And suddenly all this changed as though by magic. As might have easily been predicted, by "turning against the Germans," Ivan virtually invited the Tatars to attack. In 1571 Russia was unable to prevent the khan of the Crimea from burning Moscow before the eyes of an astonished Europe. Russia's power and prestige declined to such a point that it became itself, for the first time since the Ugra, the target of greedy neighbors. As of old, the khan of the Crimea suddenly once again began to consider Muscovy a tributary of the horde. He had, in fact, already divided up Russia among his lieutenants and granted his merchants the right to trade there without paying tariffs. One would- be conqueror hastened to outdo the other. A letter to the emperor from the oprichnik Heinrich Staden, who fled Moscow, is headed: "Plan of How to Thwart the Desire of the Khan of the Crimea with the Help and Support of the Sultan to Conquer the Russian Land."

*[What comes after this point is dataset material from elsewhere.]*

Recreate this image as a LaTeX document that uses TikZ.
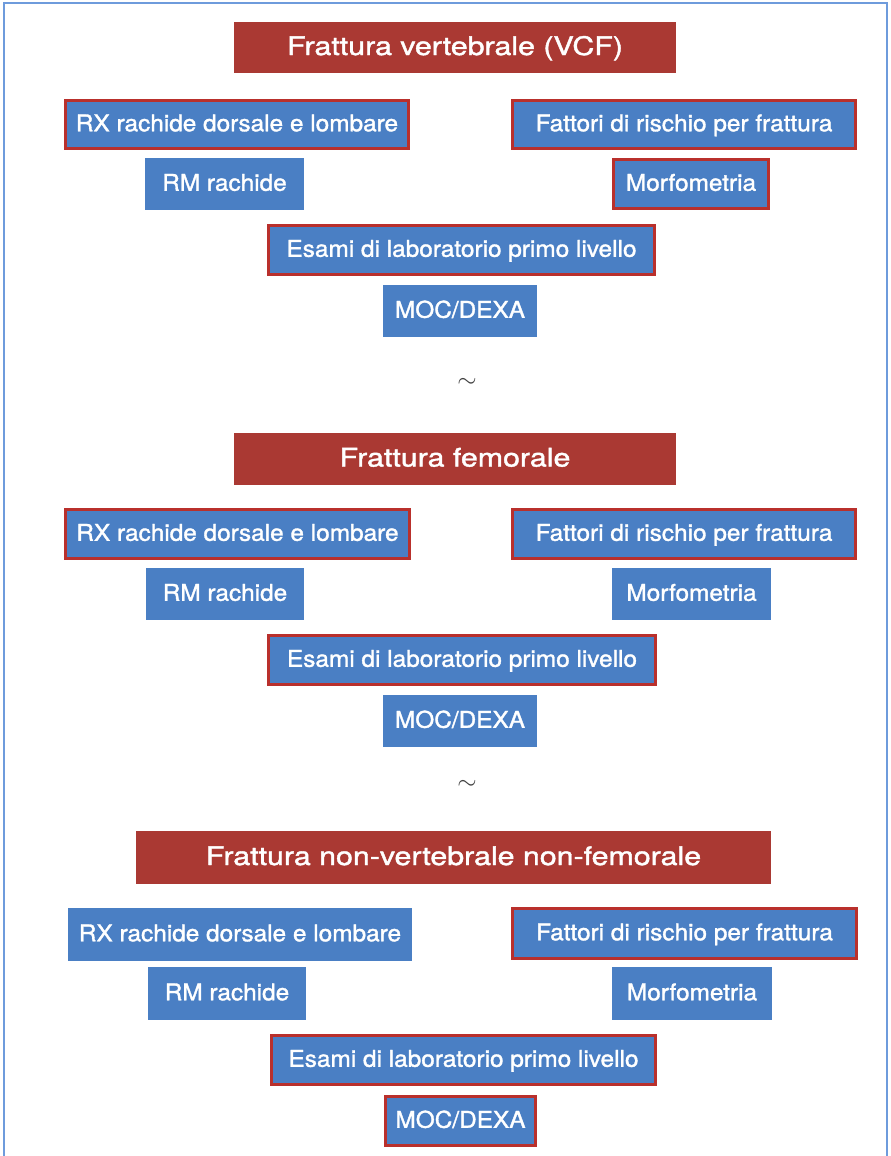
\documentclass[tikz,border=0pt]{standalone}
\usepackage{fontspec}
\usepackage{graphicx}
\setmainfont{TeX Gyre Heros}
\newfontfamily\medfont{TeX Gyre Heros}[FakeBold=1.4]
\definecolor{titlered}{RGB}{170,57,51}
\definecolor{boxblue}{RGB}{74,127,196}
\definecolor{rimred}{RGB}{185,48,44}
\definecolor{framblue}{RGB}{110,155,220}
\tikzset{
  titlebox/.style={fill=titlered, text=white, inner sep=0pt, outer sep=0pt,
    font=\medfont\fontsize{25.5}{30}\selectfont, text height=18pt, text depth=0pt},
  bluebox/.style={fill=boxblue, text=white, inner sep=0pt, outer sep=0pt,
    font=\medfont\fontsize{23}{28}\selectfont, text height=16.5pt, text depth=0pt},
  redrim/.style={draw=rimred, line width=3pt},
  tildemark/.style={text=black!75, inner sep=0pt, font=\fontsize{28}{30}\selectfont},
  frameline/.style={draw=framblue, line width=1.6pt},
}
% name, style, left, top, right, bottom, text
\newcommand\tbox[7]{\node[#2, minimum width={#5-#3}, minimum height={#6-#4}] (#1) at ({(#3+#5)/2},{(#4+#6)/2}) {#7};}
\newcommand\rbox[7]{\node[#2, redrim, minimum width={#5-#3-3}, minimum height={#6-#4-3}] (#1) at ({(#3+#5)/2},{(#4+#6)/2}) {#7};}
\newcommand\ttl[1]{\raisebox{1.5pt}{\scalebox{1.19}[1]{#1}}}
\newcommand\btx[1]{\raisebox{1.5pt}{\scalebox{1.06}[1]{#1}}}
\begin{document}
\begin{tikzpicture}[x=1pt,y=-1pt]
\useasboundingbox (0,0) rectangle (891,1156);
\draw[frameline] (4,1160) -- (4,3) -- (887,3) -- (887,1160);
% Section 1
\tbox{t1}{titlebox}{234}{22}{676}{73}{\ttl{Frattura vertebrale (VCF)}}
\rbox{rx1}{bluebox}{64}{99}{410}{150}{\btx{RX rachide dorsale e lombare}}
\rbox{fr1}{bluebox}{511}{99}{857}{150}{\btx{Fattori di rischio per frattura}}
\tbox{rm1}{bluebox}{145}{158}{304}{210}{\btx{RM rachide}}
\rbox{mo1}{bluebox}{612}{158}{770}{210}{\btx{Morfometria}}
\rbox{es1}{bluebox}{267}{224}{656}{276}{\btx{Esami di laboratorio primo livello}}
\tbox{moc1}{bluebox}{383}{285}{537}{337}{\btx{MOC/DEXA}}
\node[tildemark] (sep1) at (467,383) {$\sim$};
% Section 2
\tbox{t2}{titlebox}{234}{433}{676}{485}{\ttl{Frattura femorale}}
\rbox{rx2}{bluebox}{64}{508}{411}{560}{\btx{RX rachide dorsale e lombare}}
\rbox{fr2}{bluebox}{511}{508}{857}{560}{\btx{Fattori di rischio per frattura}}
\tbox{rm2}{bluebox}{146}{568}{304}{620}{\btx{RM rachide}}
\tbox{mo2}{bluebox}{612}{568}{771}{620}{\btx{Morfometria}}
\rbox{es2}{bluebox}{267}{634}{657}{686}{\btx{Esami di laboratorio primo livello}}
\tbox{moc2}{bluebox}{383}{695}{537}{747}{\btx{MOC/DEXA}}
\node[tildemark] (sep2) at (467,785) {$\sim$};
% Section 3
\tbox{t3}{titlebox}{136}{831}{771}{884}{\ttl{Frattura non-vertebrale non-femorale}}
\tbox{rx3}{bluebox}{68}{908}{412}{961}{\btx{RX rachide dorsale e lombare}}
\rbox{fr3}{bluebox}{511}{907}{858}{960}{\btx{Fattori di rischio per frattura}}
\tbox{rm3}{bluebox}{148}{967}{306}{1020}{\btx{RM rachide}}
\tbox{mo3}{bluebox}{612}{967}{772}{1020}{\btx{Morfometria}}
\rbox{es3}{bluebox}{270}{1034}{657}{1086}{\btx{Esami di laboratorio primo livello}}
\rbox{moc3}{bluebox}{384}{1095}{537}{1147}{\btx{MOC/DEXA}}
\end{tikzpicture}
\end{document}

Having in the course of his Oprichnina21
terrorized and laid waste his country, the haughty tsar suddenly began to construct an impregnable fortress in the impassable forests of the Vologda region in the hope of hiding in it from his own people, and opened negotiations with the "common maiden" Elizabeth I for the right of political asylum in England.[11] Muscovy lost not only the 101 Livonian cities—everything which it had conquered over a quarter of a century—but five key Russian cities as well. All this had to be surrendered to the Poles. The Baltic shore which had previously belonged to Russia— that same "window on Europe" which Peter I was to reconquer at the price of yet another Livonian slaughter a century and a half later— went to the Swedes. The seventeenth-century French historian de Thou, generally favorably disposed toward Ivan the Terrible, was obliged to end his panegyric of the tsar on an unexpectedly mournful note:Thus ended the Muscovite War, in which Tsar Ivan poorly supported the reputation of his ancestors and his own reputation. The whole country from Chernigov on the Dnieper to Staritsa on the Dvina, and the regions of Novgorod and Lake Ladoga, was utterly ruined. The tsar lost more than 300,000 men, and some 40,000 were carried off as prisoners. These losses turned the regions of Velikie Luki, Zavoloch'e, Novgorod, and Pskov into deserts, because all the youth of these regions were killed and the old people left no descendants behind them.[12]
But de Thou was mistaken. He did not know that by the calculations of that time up to 800,000 people perished or were taken away as prisoners by the Tatars after their campaign against Moscow in 1571 alone. Inasmuch as the entire population of Muscovy at the time was about ten million, it turns out that the life of every tenth person, territorial losses which cut it off from access to the sea, and unprecedented national humiliation were the price paid by Russia for its fatal choice.
Its defeat in the Livonian War was no mere military setback. This was the political collapse of Muscovy. As a market for raw materials, and as a convenient path of communication with Persia, it did not, of course, cease to exist after the war. But it did effectively cease to exist as one of the centers of world trade and European politics, and was transformed into a third-rate power—something like an eastern Hanover. Here, it seems, is the point at which Russia was transformed into a "weak, poor, almost unknown" nation, as Solov'ev put it, and fell into the void of political nonexistence referred to by Golovkin.